__Given exercise__. Skip every picture, and extract verbatim the lines from the line containing "Output the LaTeX" to the line containing "box,minimum width=397pt,minimum height=105pt]", both lines included.

__Data supplied__.
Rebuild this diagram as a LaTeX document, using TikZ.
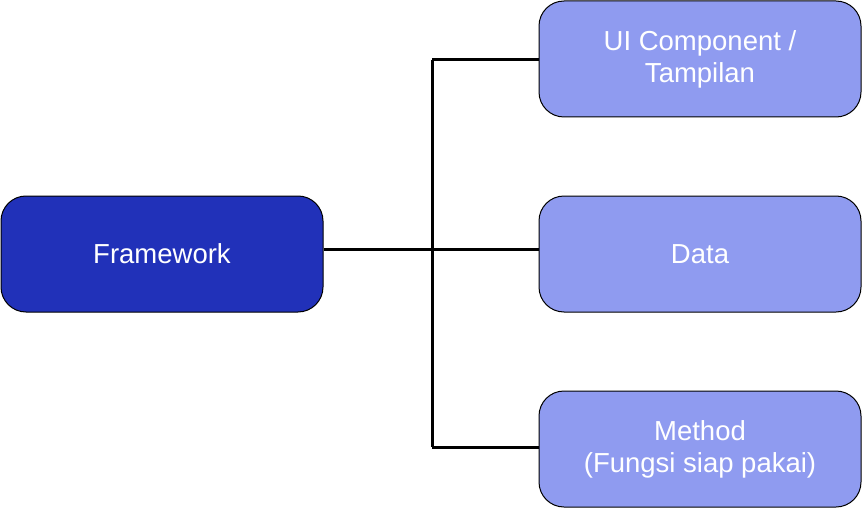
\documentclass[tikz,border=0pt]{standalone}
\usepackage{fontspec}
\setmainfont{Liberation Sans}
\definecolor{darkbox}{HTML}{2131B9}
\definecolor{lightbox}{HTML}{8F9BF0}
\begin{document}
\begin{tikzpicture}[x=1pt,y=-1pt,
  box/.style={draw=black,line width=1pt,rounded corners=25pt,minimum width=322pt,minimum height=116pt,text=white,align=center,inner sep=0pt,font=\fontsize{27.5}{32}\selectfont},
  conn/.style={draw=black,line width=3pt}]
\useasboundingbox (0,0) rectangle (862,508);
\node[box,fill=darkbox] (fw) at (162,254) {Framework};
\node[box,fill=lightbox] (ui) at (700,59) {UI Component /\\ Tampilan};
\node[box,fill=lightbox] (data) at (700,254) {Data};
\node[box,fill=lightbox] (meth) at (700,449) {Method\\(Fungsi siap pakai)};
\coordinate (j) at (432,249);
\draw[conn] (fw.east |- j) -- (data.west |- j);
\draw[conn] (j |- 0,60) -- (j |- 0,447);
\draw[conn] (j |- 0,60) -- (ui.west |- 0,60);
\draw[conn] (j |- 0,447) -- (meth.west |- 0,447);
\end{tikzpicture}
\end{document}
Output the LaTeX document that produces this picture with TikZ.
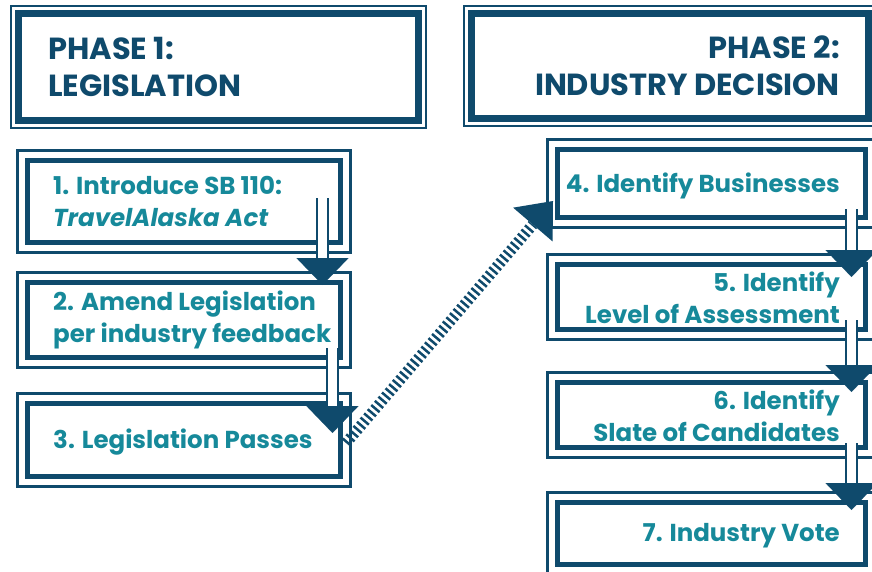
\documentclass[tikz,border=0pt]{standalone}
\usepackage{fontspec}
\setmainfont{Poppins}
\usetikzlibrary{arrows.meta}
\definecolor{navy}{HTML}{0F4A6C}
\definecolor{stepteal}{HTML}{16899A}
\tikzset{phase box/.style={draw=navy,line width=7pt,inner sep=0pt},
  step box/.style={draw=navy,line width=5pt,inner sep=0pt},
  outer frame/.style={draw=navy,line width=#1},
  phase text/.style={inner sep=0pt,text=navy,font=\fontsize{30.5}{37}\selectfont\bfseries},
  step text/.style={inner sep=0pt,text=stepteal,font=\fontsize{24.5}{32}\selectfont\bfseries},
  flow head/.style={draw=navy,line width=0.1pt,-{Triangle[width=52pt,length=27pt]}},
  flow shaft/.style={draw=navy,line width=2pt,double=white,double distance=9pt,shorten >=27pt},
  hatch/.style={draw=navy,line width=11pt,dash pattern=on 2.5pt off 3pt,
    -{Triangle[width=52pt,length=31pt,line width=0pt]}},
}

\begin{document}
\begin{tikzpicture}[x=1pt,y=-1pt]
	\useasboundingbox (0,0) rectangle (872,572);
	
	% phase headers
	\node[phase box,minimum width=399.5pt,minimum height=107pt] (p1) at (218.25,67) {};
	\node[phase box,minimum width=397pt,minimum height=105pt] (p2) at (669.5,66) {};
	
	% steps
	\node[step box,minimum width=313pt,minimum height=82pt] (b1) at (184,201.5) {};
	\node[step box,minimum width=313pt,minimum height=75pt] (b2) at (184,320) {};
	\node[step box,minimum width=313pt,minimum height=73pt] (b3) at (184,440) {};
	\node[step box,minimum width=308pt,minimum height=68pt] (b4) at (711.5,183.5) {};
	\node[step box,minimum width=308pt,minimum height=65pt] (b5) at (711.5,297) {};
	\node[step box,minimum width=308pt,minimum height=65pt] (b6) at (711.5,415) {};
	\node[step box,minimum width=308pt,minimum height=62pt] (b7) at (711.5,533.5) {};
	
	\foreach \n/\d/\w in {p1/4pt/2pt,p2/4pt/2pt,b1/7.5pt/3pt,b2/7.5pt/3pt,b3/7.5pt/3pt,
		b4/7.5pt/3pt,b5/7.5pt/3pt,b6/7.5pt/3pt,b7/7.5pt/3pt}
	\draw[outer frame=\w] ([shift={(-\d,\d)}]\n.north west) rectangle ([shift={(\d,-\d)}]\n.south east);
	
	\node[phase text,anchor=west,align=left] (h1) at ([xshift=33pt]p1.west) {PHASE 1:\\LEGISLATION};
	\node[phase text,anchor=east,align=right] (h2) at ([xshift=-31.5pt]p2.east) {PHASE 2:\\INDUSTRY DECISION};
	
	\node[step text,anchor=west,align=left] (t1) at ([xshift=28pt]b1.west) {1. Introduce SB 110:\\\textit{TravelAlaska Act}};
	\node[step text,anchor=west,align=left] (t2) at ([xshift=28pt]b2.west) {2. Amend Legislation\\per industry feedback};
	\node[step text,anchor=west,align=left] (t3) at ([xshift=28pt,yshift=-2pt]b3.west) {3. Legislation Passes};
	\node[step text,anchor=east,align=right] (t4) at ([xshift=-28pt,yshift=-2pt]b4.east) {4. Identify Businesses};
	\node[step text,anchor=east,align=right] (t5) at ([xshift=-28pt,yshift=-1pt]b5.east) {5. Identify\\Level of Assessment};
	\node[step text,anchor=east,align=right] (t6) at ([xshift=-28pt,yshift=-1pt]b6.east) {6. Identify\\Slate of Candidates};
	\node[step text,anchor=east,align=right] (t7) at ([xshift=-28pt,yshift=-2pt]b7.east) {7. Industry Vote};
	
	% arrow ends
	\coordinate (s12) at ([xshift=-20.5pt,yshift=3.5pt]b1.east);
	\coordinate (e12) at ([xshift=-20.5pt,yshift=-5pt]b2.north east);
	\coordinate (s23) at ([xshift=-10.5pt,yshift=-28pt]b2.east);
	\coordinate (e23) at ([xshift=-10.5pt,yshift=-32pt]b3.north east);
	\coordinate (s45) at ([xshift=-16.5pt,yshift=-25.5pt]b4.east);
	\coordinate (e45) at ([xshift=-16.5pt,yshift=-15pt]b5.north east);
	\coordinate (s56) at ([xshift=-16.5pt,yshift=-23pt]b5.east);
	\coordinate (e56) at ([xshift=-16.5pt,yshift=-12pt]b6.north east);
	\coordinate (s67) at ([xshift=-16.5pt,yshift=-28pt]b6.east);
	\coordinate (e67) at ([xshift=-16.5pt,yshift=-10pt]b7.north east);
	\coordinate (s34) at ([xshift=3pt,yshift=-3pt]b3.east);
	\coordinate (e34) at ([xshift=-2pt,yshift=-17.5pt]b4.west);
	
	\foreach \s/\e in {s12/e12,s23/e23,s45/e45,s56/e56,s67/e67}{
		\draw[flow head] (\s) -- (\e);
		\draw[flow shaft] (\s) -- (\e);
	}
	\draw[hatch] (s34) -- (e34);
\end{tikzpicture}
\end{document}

__Finished answer__.
Output the LaTeX document that produces this picture with TikZ.
\documentclass[tikz,border=0pt]{standalone}
\usepackage{fontspec}
\setmainfont{Poppins}
\usetikzlibrary{arrows.meta}
\definecolor{navy}{HTML}{0F4A6C}
\definecolor{stepteal}{HTML}{16899A}
\tikzset{phase box/.style={draw=navy,line width=7pt,inner sep=0pt},
  step box/.style={draw=navy,line width=5pt,inner sep=0pt},
  outer frame/.style={draw=navy,line width=#1},
  phase text/.style={inner sep=0pt,text=navy,font=\fontsize{30.5}{37}\selectfont\bfseries},
  step text/.style={inner sep=0pt,text=stepteal,font=\fontsize{24.5}{32}\selectfont\bfseries},
  flow head/.style={draw=navy,line width=0.1pt,-{Triangle[width=52pt,length=27pt]}},
  flow shaft/.style={draw=navy,line width=2pt,double=white,double distance=9pt,shorten >=27pt},
  hatch/.style={draw=navy,line width=11pt,dash pattern=on 2.5pt off 3pt,
    -{Triangle[width=52pt,length=31pt,line width=0pt]}},
}

\begin{document}
\begin{tikzpicture}[x=1pt,y=-1pt]
	\useasboundingbox (0,0) rectangle (872,572);
	
	% phase headers
	\node[phase box,minimum width=399.5pt,minimum height=107pt] (p1) at (218.25,67) {};
	\node[phase box,minimum width=397pt,minimum height=105pt] (p2) at (669.5,66) {};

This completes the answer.